The first novel in a dazzling new trilogy about the women of the Old Testament by internationally bestselling author Marek Halter.
The story of Sarah--and of history itself--begins in the cradle of civilization: the Sumerian city-state of Ur, a land of desert heat, towering gardens, and immense wealth. The daughter of a powerful lord, Sarah is raised in great luxury, but balks at the arranged marriage her father has planned for her. The groom is handsome and a nobleman, but on their wedding day, Sarah panics and impulsively flees to the vast, empty marshes outside the city walls. There she meets a young man, Abram, a member of a nomadic tribe of outsiders. Drawn to this exotic stranger, Sarah spends the night with him, but reluctantly returns to her father’s house. But on her return, still desperate to avoid another wedding, she drinks a poisonous potion that will make her barren and thus unfit for marriage.
Many years later, Abram’s people return to Ur, and he discovers that the lost, rebellious girl from the marsh has been transformed into the most splendid and revered woman in Sumeria--the high priestess of the goddess Ishtar. But the memory of their night together has always haunted Sarah, and she gives up her exalted life to join Abram's tribe and follow the one true God, an invisible deity who speaks only to Abram. It is then that her journey truly begins--a journey that holds the key to her remarkable destiny as the mother of nations.

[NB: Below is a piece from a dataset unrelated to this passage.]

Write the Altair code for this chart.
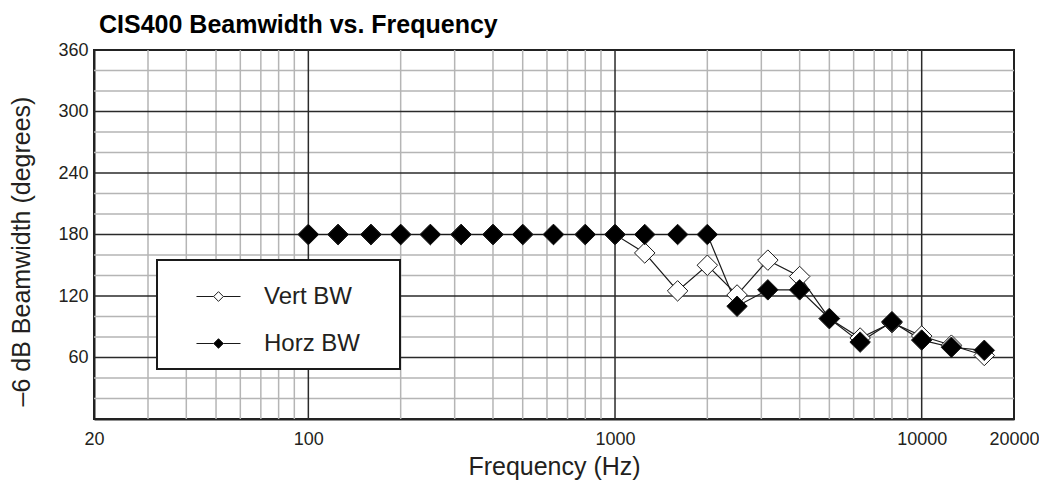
import altair as alt
import pandas as pd

# ---- data ----
freqs = [100, 125, 160, 200, 250, 315, 400, 500, 630, 800, 1000, 1250,
         1600, 2000, 2500, 3150, 4000, 5000, 6300, 8000, 10000, 12500, 16000]
vert_bw = [180, 180, 180, 180, 180, 180, 180, 180, 180, 180, 180, 162,
           125, 150, 121, 155, 139, 98, 79, 94, 81, 72, 62]
horz_bw = [180, 180, 180, 180, 180, 180, 180, 180, 180, 180, 180, 180,
           180, 180, 110, 126, 126, 98, 75, 95, 77, 70, 67]
series_names = ["Vert BW", "Horz BW"]
series_fill = ["white", "black"]

x_tick_values = [20, 100, 1000, 10000, 20000]
y_tick_values = [60, 120, 180, 240, 300, 360]
x_major_grid = [100, 1000, 10000]
x_minor_grid = [30, 40, 50, 60, 70, 80, 90,
                200, 300, 400, 500, 600, 700, 800, 900,
                2000, 3000, 4000, 5000, 6000, 7000, 8000, 9000]
y_major_grid = [60, 120, 180, 240, 300]
y_minor_grid = [20, 40, 80, 100, 140, 160, 200, 220, 260, 280, 320, 340]

FONT = "Liberation Sans"
TEXT = "#231f20"

df = pd.concat([
    pd.DataFrame({"series": series_names[0], "freq": freqs, "value": vert_bw}),
    pd.DataFrame({"series": series_names[1], "freq": freqs, "value": horz_bw}),
], ignore_index=True)

x_scale = alt.Scale(type="log", domain=[20, 20000], nice=False)
y_scale = alt.Scale(domain=[0, 360], nice=False, zero=False)

X = alt.X("freq:Q", scale=x_scale, title="Frequency (Hz)",
          axis=alt.Axis(values=x_tick_values, format="d", grid=False, ticks=False,
                        domain=True, domainColor="#222", domainWidth=2,
                        labelFont=FONT, labelFontSize=18, labelColor=TEXT,
                        labelPadding=11, labelFlush=False, labelOverlap=False,
                        titleFont=FONT, titleFontSize=25, titleFontWeight="normal",
                        titleColor=TEXT, titlePadding=6))
Y = alt.Y("value:Q", scale=y_scale, title="\u20136 dB Beamwidth (degrees)",
          axis=alt.Axis(values=y_tick_values, grid=False, ticks=False,
                        domain=True, domainColor="#222", domainWidth=2,
                        labelFont=FONT, labelFontSize=18, labelColor=TEXT,
                        labelPadding=6, labelOverlap=False,
                        titleFont=FONT, titleFontSize=25, titleFontWeight="normal",
                        titleColor=TEXT, titleX=-60, titleY=201))

minor_x = alt.Chart(pd.DataFrame({"freq": x_minor_grid})).mark_rule(
    color="#b5b5b5", strokeWidth=1.5).encode(x=X)
minor_y = alt.Chart(pd.DataFrame({"value": y_minor_grid})).mark_rule(
    color="#b5b5b5", strokeWidth=1.5).encode(y=Y)
major_x = alt.Chart(pd.DataFrame({"freq": x_major_grid})).mark_rule(
    color="#2a2a2a", strokeWidth=1.5).encode(x=X)
major_y = alt.Chart(pd.DataFrame({"value": y_major_grid})).mark_rule(
    color="#2a2a2a", strokeWidth=1.5).encode(y=Y)

lines = alt.Chart(df).mark_line(color="#1a1a1a", strokeWidth=1.2).encode(
    x=X, y=Y, detail="series:N")

legend_symbol = ("M-0.957,0L-0.21,0M0.21,0L0.957,0"
                 "M-0.21,0L0,-0.21L0.21,0L0,0.21Z")

points = alt.Chart(df).mark_point(
    shape="diamond", filled=True, size=420, stroke="#1a1a1a", strokeWidth=1,
    opacity=1).encode(
    x=X, y=Y,
    fill=alt.Fill("series:N",
                  scale=alt.Scale(domain=series_names, range=series_fill),
                  legend=alt.Legend(
                      title=None, orient="none", legendX=63, legendY=210,
                      padding=13, strokeColor="#1a1a1a", fillColor="white",
                      symbolType=legend_symbol, symbolSize=2116, symbolOffset=25,
                      symbolStrokeColor="#1a1a1a", symbolStrokeWidth=1,
                      labelFont=FONT, labelFontSize=24, labelColor=TEXT,
                      labelOffset=22, rowPadding=11,
                      labelExpr="datum.label + '\u00a0\u00a0\u00a0\u00a0\u200b'")))

chart = alt.layer(minor_x, minor_y, major_x, major_y, lines, points).properties(
    width=920, height=369,
    autosize=alt.AutoSizeParams(type="none"),
    padding={"left": 86, "top": 42, "right": 25, "bottom": 61},
    title=alt.TitleParams("CIS400 Beamwidth vs. Frequency", anchor="start",
                          frame="group", font=FONT, fontSize=25,
                          fontWeight="bold", color="black", dx=5, offset=3),
).configure_view(stroke="#222", strokeWidth=2).configure_legend(strokeWidth=2)

chart.save("out.html", embed_options={"renderer": "svg", "actions": False})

From the great ziggurat of Ishtar and the fertile valleys of Canaan to the bedchamber of the mighty Pharaoh himself, Sarah’s story reveals an ancient world full of beauty, intrigue, and miracles.
Yet another entry in the burgeoning subgenre of fictional portraits of biblical women (see, for example, Rebecca Kohn's retelling of the story of Queen Esther in The Gilded Chamber, Forecasts, Mar. 15), Halter's novel (the first in a trilogy) adheres to a by now familiar formula: frank sexual and emotional revelations presented against a backdrop of burnished interiors. Halter's Sarah is born Sarai, the daughter of one of the most powerful lords of Ur. At the age of 12, she is pledged in marriage to a man she has never met, and despite the finery of her bridal chamber ("Everything was new.... Linen rakutus as smooth as a baby's skin"), she flees in distress. Dragged back to her father's house, she doses herself with an herbal concoction that leaves her barren and is made a priestess of Ishtar, Ur's goddess of war. Six years later, an encounter with her childhood love, the handsome Abram, furnishes her with the chance she's been waiting for: she escapes with him and joins his nomadic tribe. Her contentment is short-lived, because Abram is called by God to leave his tribe and set out for a new land, whereupon the familiar (but freely adapted) Bible story unfolds. The misery Sarah feels at being barren, the indecent love her nephew Lot expresses for her, her encounter with Pharaoh and her quarrel with Hagar, the slave woman who gives Abram a child, shape the novel's second half. Halter isn't afraid to present headstrong Sarah as bitter in her old age, and his complex portrait of the biblical matriarch gives this solid if predictable novel a dash of freshness.